This is no longer the monty hall problem, but an identical series of events with a different question being asked

>The only thing making your first decision relevant to probability calculations is the fact that 'stay or switch' requires it. When the exact same events happen but the question posed is "pick a door", your first choice is not relevant to the probability calculations which makes it 50/50
Wrong. If you chose the car door then choosing the other door will always lead to a goat. If you chose a goat door then choosing the other door will always lead to a car. It's more likely you chose a goat door since there are two of them and only one car door. Making the host say "choose between the two doors left" changes absolutely nothing, because the fact that the host opened a door which he knew to be a goat makes it more likely that the door he didn't choose contains a car. So if you really wanted to, you could just say that choosing the door which the host decided not to reveal is the best strategy. Oh look, it has nothing to do with "switching." Happy now moron?

All of this of course assumes you are an absolute retard and not just pretending to be retarded. But given the number of retards in the world this is more likely to be true.

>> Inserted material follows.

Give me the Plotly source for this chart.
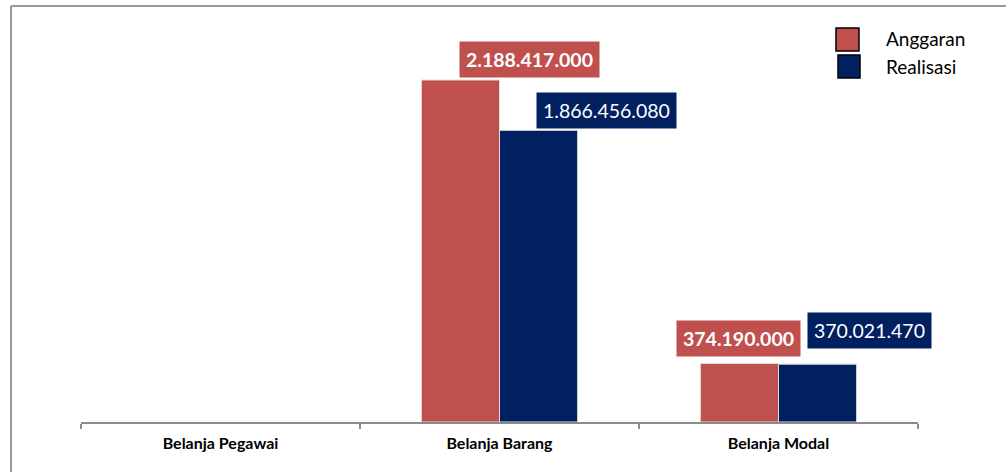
import plotly.graph_objects as go

categories = ["Belanja Pegawai", "Belanja Barang", "Belanja Modal"]
anggaran = [0, 2188417000, 374190000]
realisasi = [0, 1866456080, 370021470]
series_names = ["Anggaran", "Realisasi"]
anggaran_labels = ["", "2.188.417.000", "374.190.000"]
realisasi_labels = ["", "1.866.456.080", "370.021.470"]

RED = "#C0504D"
NAVY = "#002060"
W, H = 1006, 472
ML, MR, MT, MB = 81, 88, 20, 50
plot_w = W - ML - MR
plot_h = H - MT - MB
scale = 342 / 2188417000.0  # px per unit
ymax = plot_h / scale

def lw(vals):
    return [0 if v == 0 else 1 for v in vals]

fig = go.Figure()
fig.add_trace(go.Bar(x=categories, y=anggaran, name=series_names[0],
                     marker=dict(color=RED, line=dict(color="#dddddd", width=lw(anggaran)))))
fig.add_trace(go.Bar(x=categories, y=realisasi, name=series_names[1],
                     marker=dict(color=NAVY, line=dict(color="#dddddd", width=lw(realisasi)))))

# label offsets (pixels from category centre / bar top)
a_off = [(0, 0), (30, 2), (-40, 7)]
r_off = [(0, 0), (107, 1), (91, 15)]
font_lbl = "Lato, Calibri, sans-serif"
for i, c in enumerate(categories):
    if anggaran_labels[i]:
        fig.add_annotation(x=c, y=anggaran[i], text="<b>" + anggaran_labels[i] + "</b>",
                           showarrow=False, xshift=a_off[i][0], yshift=a_off[i][1],
                           yanchor="bottom", xanchor="center",
                           bgcolor=RED, borderpad=6,
                           font=dict(family=font_lbl, size=19.5, color="white"))
    if realisasi_labels[i]:
        fig.add_annotation(x=c, y=realisasi[i], text=realisasi_labels[i],
                           showarrow=False, xshift=r_off[i][0], yshift=r_off[i][1],
                           yanchor="bottom", xanchor="center",
                           bgcolor=NAVY, borderpad=6,
                           font=dict(family=font_lbl, size=19.5, color="white"))

def px_x(p):
    return (p - ML) / plot_w

def px_y(p):
    return (H - MB - p) / plot_h

# manual legend
shapes = []
for (x0, y0, x1, y1, col) in [(836, 28, 859, 51, RED), (838, 55, 860, 78, NAVY)]:
    shapes.append(dict(type="rect", xref="paper", yref="paper",
                       x0=px_x(x0), x1=px_x(x1), y0=px_y(y1), y1=px_y(y0),
                       fillcolor=col, line=dict(color="black", width=1.5)))
for txt, yc in [(series_names[0], 39), (series_names[1], 66)]:
    fig.add_annotation(xref="paper", yref="paper", x=px_x(884), y=px_y(yc),
                       text=txt, showarrow=False, xanchor="left", yanchor="middle",
                       font=dict(family=font_lbl, size=19, color="black"))

# chart border (left and top)
shapes.append(dict(type="line", xref="paper", yref="paper",
                   x0=px_x(11), x1=px_x(11), y0=px_y(472), y1=px_y(6),
                   line=dict(color="#999999", width=2)))
shapes.append(dict(type="line", xref="paper", yref="paper",
                   x0=px_x(11), x1=px_x(1010), y0=px_y(6), y1=px_y(6),
                   line=dict(color="#999999", width=2)))

fig.update_layout(
    width=W, height=H, autosize=False,
    margin=dict(l=ML, r=MR, t=MT, b=MB),
    paper_bgcolor="white", plot_bgcolor="white",
    barmode="group", bargap=0.44, bargroupgap=0.0,
    showlegend=False,
    shapes=shapes,
    font=dict(family=font_lbl),
)
fig.update_xaxes(range=[-0.5, 2.5], showline=True, linecolor="#8c8c8c", linewidth=1.5,
                 ticks="outside", tickson="boundaries", ticklen=5,
                 tickcolor="#8c8c8c", tickwidth=1.5, ticklabelstandoff=6,
                 tickfont=dict(family=font_lbl, size=16, color="black", weight="bold"),
                 showgrid=False)
fig.update_yaxes(range=[0, ymax], visible=False, showgrid=False)

post = ("document.body.style.margin='0';"
        "document.body.style.overflow='hidden';"
        "document.documentElement.style.overflow='hidden';")
fig.write_html("out.html", post_script=post,
               config={"displayModeBar": False, "responsive": False})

>A new person enters the room with no knowledge of the previous events
>The judge asks this new person if he'd like to keep the door the contestant chose, or switch

Does he have a 50/50 chance getting a goat?

Each door has a 1/3 chance of having the car at the beginning. Note that doors 2 and 3 together must have a 2/3 chance. The goat is revealed to be behind door 3. So door 3 has a 0/3 chance of having the car, which means door 2 must have a 2/3 chance by itself.

No, he has a 2/3 chance as long as he knows that the host knowingly revealed a goat door.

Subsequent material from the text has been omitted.